From the start of this second nakba, the only language that seemed appropriate, to me, came from ancient and sacred texts. I see others reach for the same terms of extremity (demonic, sin, evil, damnation, hell) usually while they disavow their attachment to any religion or theism. Because an eradication this intentional and malevolent and thorough blows out the scope of daily life into the realm of the existential, the spiritual. I think this is what invocations of history try to get at: the perspective of eternal truth, ultimate truth, which is not bound by the material and temporal. Those who deny the value of other living beings deny truth, deny God; they deny meaning. It is the most corrupt, nihilistic position one can take and the irony of assuming it selfishly—through cowardice, selfishness, greed, or apathy—is that it annihilates the self that assumes it.
It seems to me that the bottomlessness of the evil being done in Gaza suggests a goodness and love and mercy that is equally relentless, unquenchable, and transcendent—more so, because the energy it takes to destroy is much poorer than the energy required to nurture and create. I’m not capable of conceiving, in the physical realm, a radiant force that would match the interminable loss and destruction. So what does that leave? That leaves God. To see the antithesis of God is to see proof of God.
Is this logical? Not at all, and yet completely. It is a supposition based on the way highs tend to match lows; the inevitability of balance and correction, reaction and response; karma; the web upon which not even the thinnest strand can be tugged without consequence. I want to explain myself more, if I can, though words can’t truly get at this, they are like pebbles thrown at the moon. And I will try again. But I wanted to send this much for now because articulation sometimes is a source of relief. I write with the hope of reaching those who feel similarly, so that realization of this unity might make us less lonely, and keep us loud. If God is real, God is with us when we speak, and while we speak we are alive.
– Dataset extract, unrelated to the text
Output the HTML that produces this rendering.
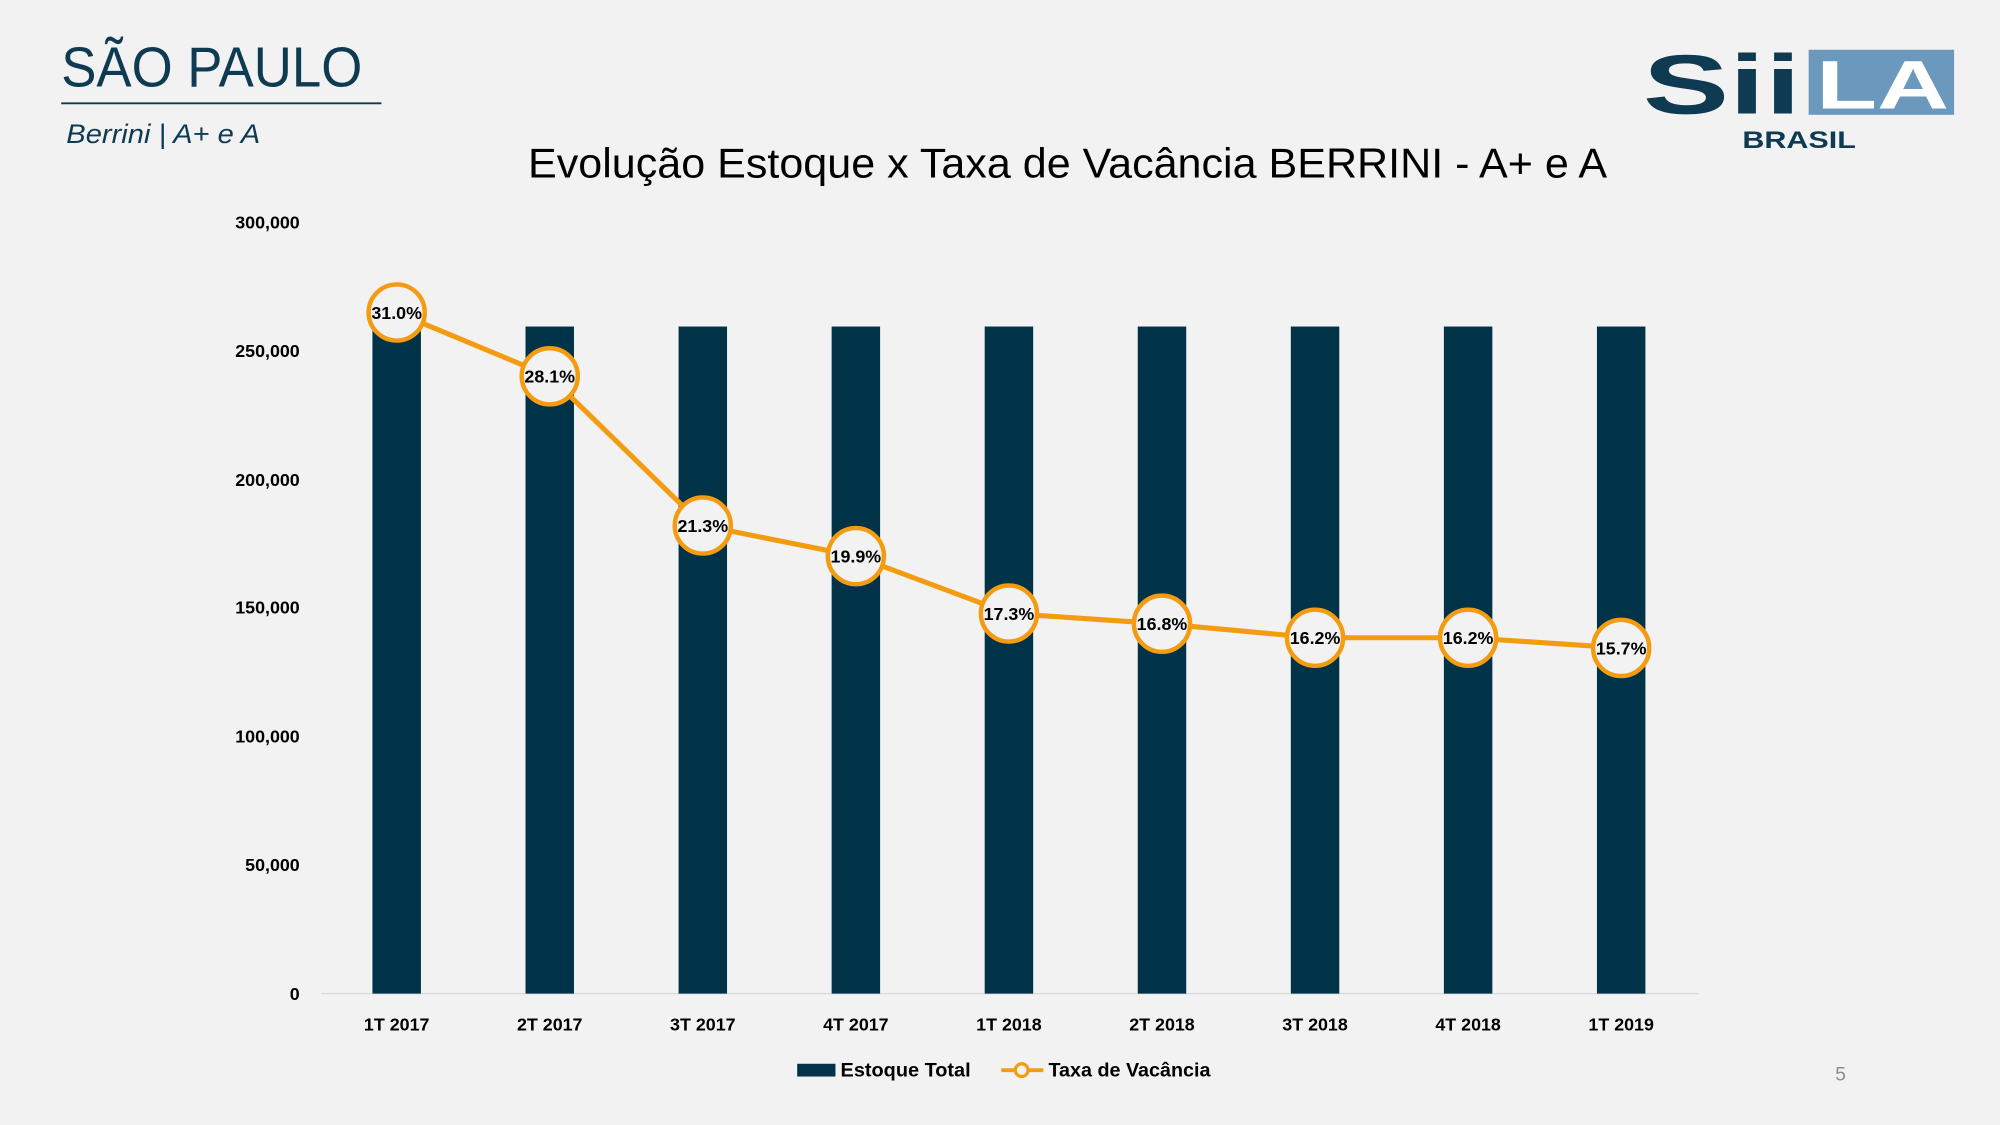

1 While animal rights is one example, there are many others: the BLM movement, abortion access, Trump’s Muslim ban. I was galvanized but some of my friends, I reasoned, are just not “political” — they can talk the right talk, they are not apparent bigots, but they don’t protest, don’t organize, probably don’t donate. They just don’t think that way; liberation and justice are passing thoughts, not central concerns. Their social media is reserved for pictures of trips and clothes and food. I don’t recall dwelling on their choices in the past the way I do now.
2 None of us know the whole of another person’s heart, or what anyone else does in a day. I do think there’s danger in “policing” someone’s presence online. Theoretically, there could be people who say nothing publicly in any capacity, nor share how they feel with likeminded friends, but who donated to the gofundme campaigns or sent eSims, or I don’t know…wrote “uncommitted” on their primary ballot or gave to protestor bail funds and legal defense. But since early October, being vocal has been both the bare minimum and the most urgent, consistent ask that I’ve seen from Palestinians. Share what mainstream media won’t. Make your outrage and revulsion known. Agitate. Escalate. Boycott. Shut it down. You don’t have to get arrested or sleep in a tent or light yourself on fire. But you can’t do nothing and pretend you’re doing something.